In any case, market expectations for inflation have recently been moving higher. The 10-year breakeven rate in the past several weeks has risen by 6 bp and rose to a 6-month high of 1.91%. Despite that rise, however, the 10-year breakeven rate remains below the Fed’s inflation target of +2.0%. More importantly, the Fed’s preferred inflation measure remains well below the Fed’s +2.0% inflation target. In September, the PCE deflator was at +1.6% y/y and the core PCE deflator was at only +1.3% y/y.

German Q3 GDP expected to strengthen to 3-1/4 year high — The market is expecting today’s German Q3 GDP report to show another solid increase of +0.6% q/q, thus matching the Q2 report. On a year-on-year basis, the consensus is for German Q3 GDP to improve to +2.3% y/y from Q2’s report of +2.1% y/y. Today’s expected German GDP report of +2.3% y/y would be a new 3-1/4 year high.

The good news is that GDP growth is broadening across Europe, leading to strong Eurozone economic figures. In fact, the Q3 Eurozone GDP has already been reported at a 6-1/2 year high of +2.5% y/y. The Eurozone economy has finally left behind the global financial crisis and the Eurozone sovereign debt crisis, allowing the Eurozone economy to start firing on more cylinders. Moreover, the Eurozone economy will have even more opportunity to take root since the ECB is leaving its QE program in place at least through Q3-2018 and since the ECB is unlikely to raise rates before 2019.

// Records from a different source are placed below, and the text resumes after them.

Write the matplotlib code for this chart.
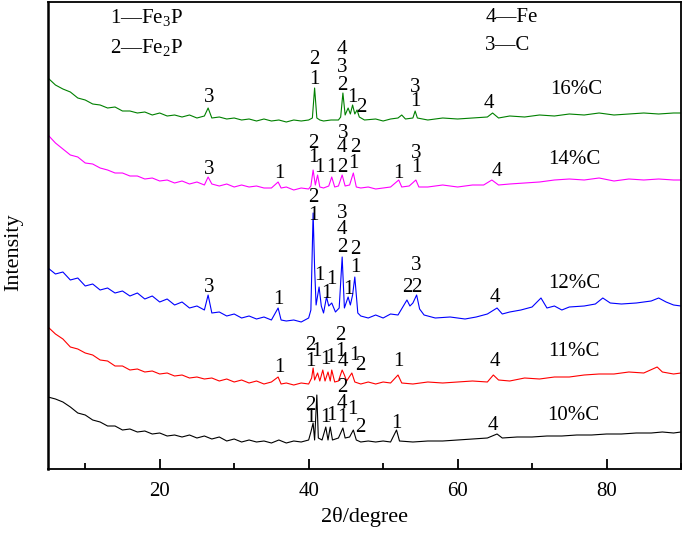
import matplotlib
matplotlib.use("Agg")
import matplotlib.pyplot as plt
from matplotlib.ticker import MultipleLocator

plt.rcParams['font.family'] = ['Liberation Serif', 'DejaVu Serif']
plt.rcParams['mathtext.fontset'] = 'custom'
plt.rcParams['mathtext.rm'] = 'Liberation Serif'

# ---------------- data (2theta in degrees, intensity in a.u., stacked) ----------------
tt_16 = [5,6,7,8,9,10,11,12,13,14,15,16,17,18,19,20,21,22,23,24,25,26,26.5,27,28,29,30,31,32,33,34,35,36,37,38,39,40,
         40.5,40.8,41.1,41.5,42,43,44,44.3,44.6,44.9,45.3,45.6,45.9,46.2,46.5,46.8,47.5,49,50,51,52,52.5,53,54,54.3,54.6,
         56,58,60,62,64,64.7,65.5,67,69,71,73,75,77,79,81,83,85,87,89,90]
int_16 = [392,385,381,378,372,370,366,365,362,363,359,359,357,358,355,357,354,355,353,355,352,354,362,
          352,353,351,352,350,351,349,351,349,350,348,350,349,350,
          352,382,352,350,349,350,350,353,377,355,362,356,365,356,360,353,350,351,349,351,352,
          355,351,352,359,352,350,352,351,352,353,357,352,
          354,353,355,354,356,355,357,355,356,357,356,357,357]

tt_14 = [5,6,7,8,9,10,11,12,13,14,15,16,17,18,19,20,21,22,23,24,25,26,26.5,27,28,29,30,31,32,33,34,35,35.9,36.3,
         37,38,39,40,40.3,40.6,40.9,41.2,41.5,42,42.7,43.1,43.5,44,44.5,44.9,45.5,46.0,46.4,47,48,49,50,51,
         52.1,52.5,53.5,54.4,54.8,56,58,60,62,63.5,64.6,65.5,67,69,71,73,75,77,79,81,83,85,87,89,90]
int_14 = [335,327,321,315,313,307,306,302,300,297,297,294,294,291,292,289,290,287,289,286,288,285,
          293,
          286,284,286,283,285,283,284,282,282,
          288,282,
          283,280,282,281,
          284,300,285,295,283,282,
          284,293,283,284,295,284,285,297,283,
          282,283,281,282,283,
          290,283,284,290,283,
          283,285,283,285,285,
          290,285,
          286,287,288,290,291,290,292,289,291,290,291,290,
          290]

tt_12 = [5,6,7,8,9,10,11,12,13,14,15,16,17,18,19,20,21,22,23,24,25,26,26.5,27,28,29,30,31,32,33,34,35,35.9,36.3,
         37,38,39,40,40.3,40.6,40.8,41.0,41.4,41.7,42.0,42.4,42.7,43.1,43.6,44.1,44.5,44.8,45.3,45.6,45.9,46.2,46.6,
         47,48,49,50,51,52,52.8,53.2,53.6,54.0,54.5,54.9,55.5,57,59,61,62.5,64,65.3,66,67,68.5,70,
         71.2,72,73,74,75,77,78.5,79.5,80.5,82,84,86,87,88,89,90]
int_12 = [202,196,198,190,192,184,186,180,182,177,179,174,177,171,174,168,171,165,168,162,164,160,
          175,
          157,158,154,156,152,154,151,153,150,
          162,150,
          149,150,148,152,
          160,257,202,165,183,164,157,173,164,167,158,162,213,162,173,165,175,193,157,
          154,152,155,152,156,155,
          165,170,164,167,175,161,155,
          152,153,151,153,156,
          162,156,158,160,163,
          172,162,164,160,163,
          164,166,172,167,166,167,169,172,168,165,164]

tt_11 = [5,6,7,8,9,10,11,12,13,14,15,16,17,18,19,20,21,22,23,24,25,26,27,28,29,30,31,32,33,34,35,35.9,36.3,
         37,38,39,40,40.4,40.6,40.8,41.2,41.5,41.9,42.2,42.6,42.9,43.1,43.5,44,44.5,44.8,45.1,45.8,46.2,
         47,48,49,50,51,52.0,52.5,54,56,58,60,62,64,64.8,65.5,67,69,71,73,75,77,79,81,83,85,86.8,87.5,89,90]
int_11 = [143,136,131,123,121,117,115,110,109,104,104,100,101,98,99,96,97,94,95,92,93,91,92,89,91,88,90,87,89,86,88,
          93,86,
          87,85,87,86,
          92,102,90,97,89,100,89,98,89,100,88,89,100,95,89,97,88,
          86,88,86,88,87,
          95,87,
          86,88,87,88,89,88,
          95,90,
          89,92,91,93,93,95,96,96,98,97,
          103,98,96,97]

tt_10 = [5,6,7,8,9,10,11,12,13,14,15,16,17,18,19,20,21,22,23,24,25,26,27,28,29,30,31,32,33,34,35,36,37,38,39,40,
         40.3,40.6,40.8,41.1,41.3,41.8,42.3,42.6,42.9,43.2,44,44.6,44.9,45.5,46.0,46.4,
         47,48,49,50,51,51.8,52.2,54,56,58,60,62,64,65.3,66,68,70,72,74,76,78,80,82,84,86,87.5,89,90]
int_10 = [73,71,68,63,57,55,50,48,44,44,40,41,38,39,36,37,34,35,33,35,32,34,31,33,29,31,28,30,28,29,27,30,27,29,28,30,
          38,47,30,75,32,30,43,30,43,30,32,42,32,33,40,30,
          28,29,28,29,28,
          40,29,
          28,29,29,30,31,32,
          36,
          32,33,33,34,34,35,35,36,36,37,37,
          38,37,38]

series_names = ['16%C', '14%C', '12%C', '11%C', '10%C']
series_colors = ['#008000', '#ff00ff', '#0000ff', '#ff0000', '#000000']
series_tt = [tt_16, tt_14, tt_12, tt_11, tt_10]
series_int = [int_16, int_14, int_12, int_11, int_10]

# phase labels: (2theta, height, phase number)
lab_16 = [(26.7, 372, '3'), (40.8, 410, '2'), (40.8, 390, '1'), (44.5, 420, '4'), (44.5, 402, '3'),
          (44.5, 385, '2'), (45.9, 373, '1'), (47.1, 362, '2'), (54.3, 383, '3'), (54.3, 368, '1'),
          (64.2, 366, '4')]
lab_14 = [(26.7, 301, '3'), (36.1, 297, '1'), (40.6, 327, '2'), (40.6, 313, '1'), (41.5, 302, '1'),
          (43.1, 303, '1'), (44.7, 337, '3'), (44.5, 322, '4'), (46.2, 323, '2'), (44.5, 303, '2'),
          (46.0, 307, '1'), (52.1, 297, '1'), (54.5, 317, '3'), (54.5, 303, '1'), (65.3, 298, '4')]
lab_12 = [(26.7, 183, '3'), (35.9, 170, '1'), (40.6, 272, '2'), (40.6, 255, '1'), (41.5, 195, '1'),
          (42.4, 177, '1'), (43.1, 190, '1'), (44.5, 257, '3'), (44.5, 240, '4'), (44.5, 223, '2'),
          (45.3, 180, '1'), (46.3, 220, '2'), (46.3, 202, '1'), (53.2, 182, '2'), (54.5, 183, '2'),
          (54.5, 205, '3'), (65.0, 173, '4')]
lab_11 = [(36.1, 103, '1'), (40.2, 125, '2'), (40.2, 108, '1'), (41.0, 118, '1'), (42.2, 110, '1'),
          (42.9, 113, '1'), (44.2, 135, '2'), (44.2, 118, '1'), (44.6, 108, '4'), (46.1, 115, '1'),
          (46.9, 105, '2'), (52.0, 108, '1'), (65.0, 108, '4')]
lab_10 = [(40.2, 65, '2'), (40.2, 52, '1'), (42.2, 52, '1'), (43.1, 55, '1'), (44.5, 82, '2'),
          (44.5, 67, '4'), (44.5, 52, '1'), (45.9, 60, '1'), (46.9, 42, '2'), (51.8, 47, '1'),
          (64.7, 45, '4')]
series_labels = [lab_16, lab_14, lab_12, lab_11, lab_10]
name_pos = [(72.4, 380), (72.2, 311), (72.2, 187), (72.2, 118), (72.0, 55)]

legend_left = [(13.3, 452, '1—Fe$\\mathregular{_3}$P'), (13.3, 423, '2—Fe$\\mathregular{_2}$P')]
legend_right = [(63.7, 452, '4—Fe'), (63.7, 425, '3—C')]

# ---------------- figure ----------------
fig = plt.figure(figsize=(6.85, 5.33), dpi=100)
ax = fig.add_axes([48/685, 64/533, 633/685, 467/533])

for tt, inten, col in zip(series_tt, series_int, series_colors):
    ax.plot(tt, inten, color=col, lw=0.8)

for labs in series_labels:
    for x, y, t in labs:
        ax.text(x, y, t, ha='center', va='center', fontsize=15, color='black')

for (x, y), name in zip(name_pos, series_names):
    ax.text(x, y, name, ha='left', va='center', fontsize=15)

for x, y, t in legend_left + legend_right:
    ax.text(x, y, t, ha='left', va='center', fontsize=15)

ax.set_xlim(5, 90)
ax.set_ylim(1, 468)
ax.xaxis.set_major_locator(MultipleLocator(20))
ax.xaxis.set_minor_locator(MultipleLocator(10))
ax.tick_params(axis='x', which='major', direction='in', length=7, width=1.3, labelsize=15, pad=9, top=False)
ax.tick_params(axis='x', which='minor', direction='in', length=4, width=1.3, top=False)
ax.set_yticks([])
for s in ax.spines.values():
    s.set_linewidth(1.3)
ax.spines['left'].set_linewidth(1.8)

ax.set_xlabel('2θ/degree', fontsize=16, va='center')
ax.set_ylabel('Intensity', fontsize=16, va='center')
ax.xaxis.set_label_coords((365 - 48) / 633, (469 - 517) / 467)
ax.yaxis.set_label_coords((14 - 48) / 633, (469 - 252) / 467)

fig.savefig('out.png', dpi=100)
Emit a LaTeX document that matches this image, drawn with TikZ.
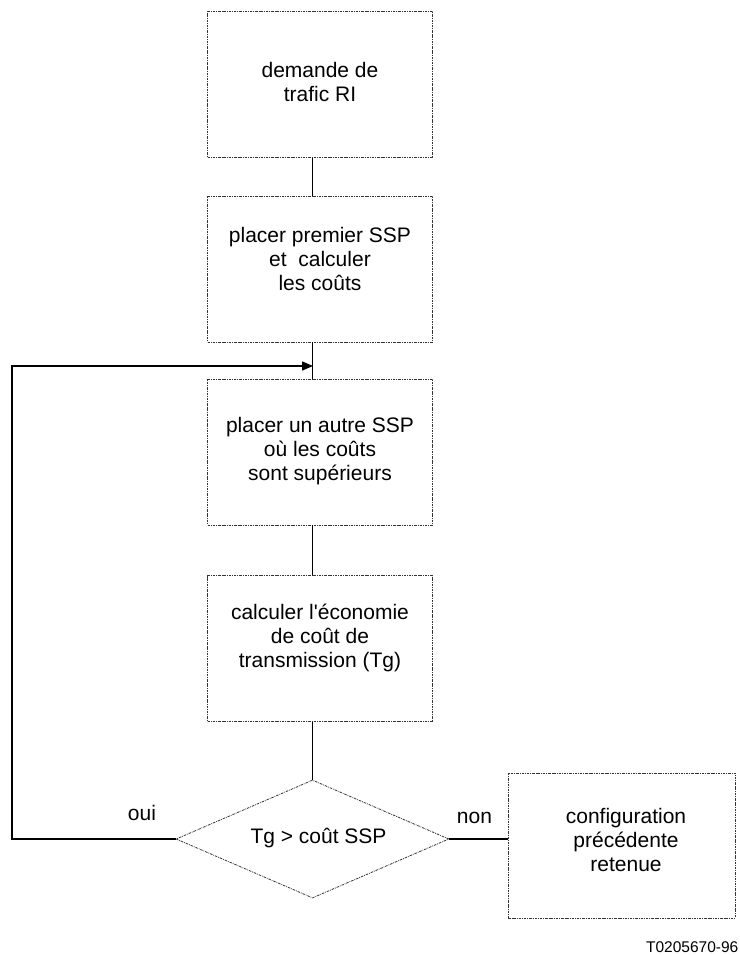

Trump will visit Congress on Thursday to push tax bill — The White House on Monday announced that President Trump, who returns from his Asian trip today, will travel to Congress on Thursday to speak with House Republicans at an 11:30 AM meeting. Speaker Ryan plans to hold a vote by the full House by Thursday to approve the tax bill. Meanwhile, the Senate Finance Committee is expected to approve its version of tax reform by the end of this week and the full Senate is expected to consider the bill on the Senate floor during the week after Thanksgiving.

The betting odds for the passage of a corporate tax cut by year-end on Monday rose by +5 points to 22% from 17% last Friday, according to PredictIt.org. However, those low odds are mainly a function of Congress running out of time before year end. Indeed, the betting odds for Congress to approve a corporate tax cut by March 31, 2018 are much better at 62%, although down slightly from 64% last Friday.

China’s 10-year yield soars to new 3-year high — China’s 10-year government bond yield on Monday soared to a new 3-year high of 3.98%. The bond yield in the past 6 weeks has now surged by +36 bp from the 3.62% level seen at the end of September. The 10-year government bond yield has been pushed higher by the perception that the government is resuming its deleveraging campaign now that the October Communist Party Congress is over. In addition, short-term rates are on the rise. The 1-year Shibor interbank rate in the past two weeks has risen by 5 bp to a new 2-1/2 year high of 4.466%, illustrating tighter bank liquidity.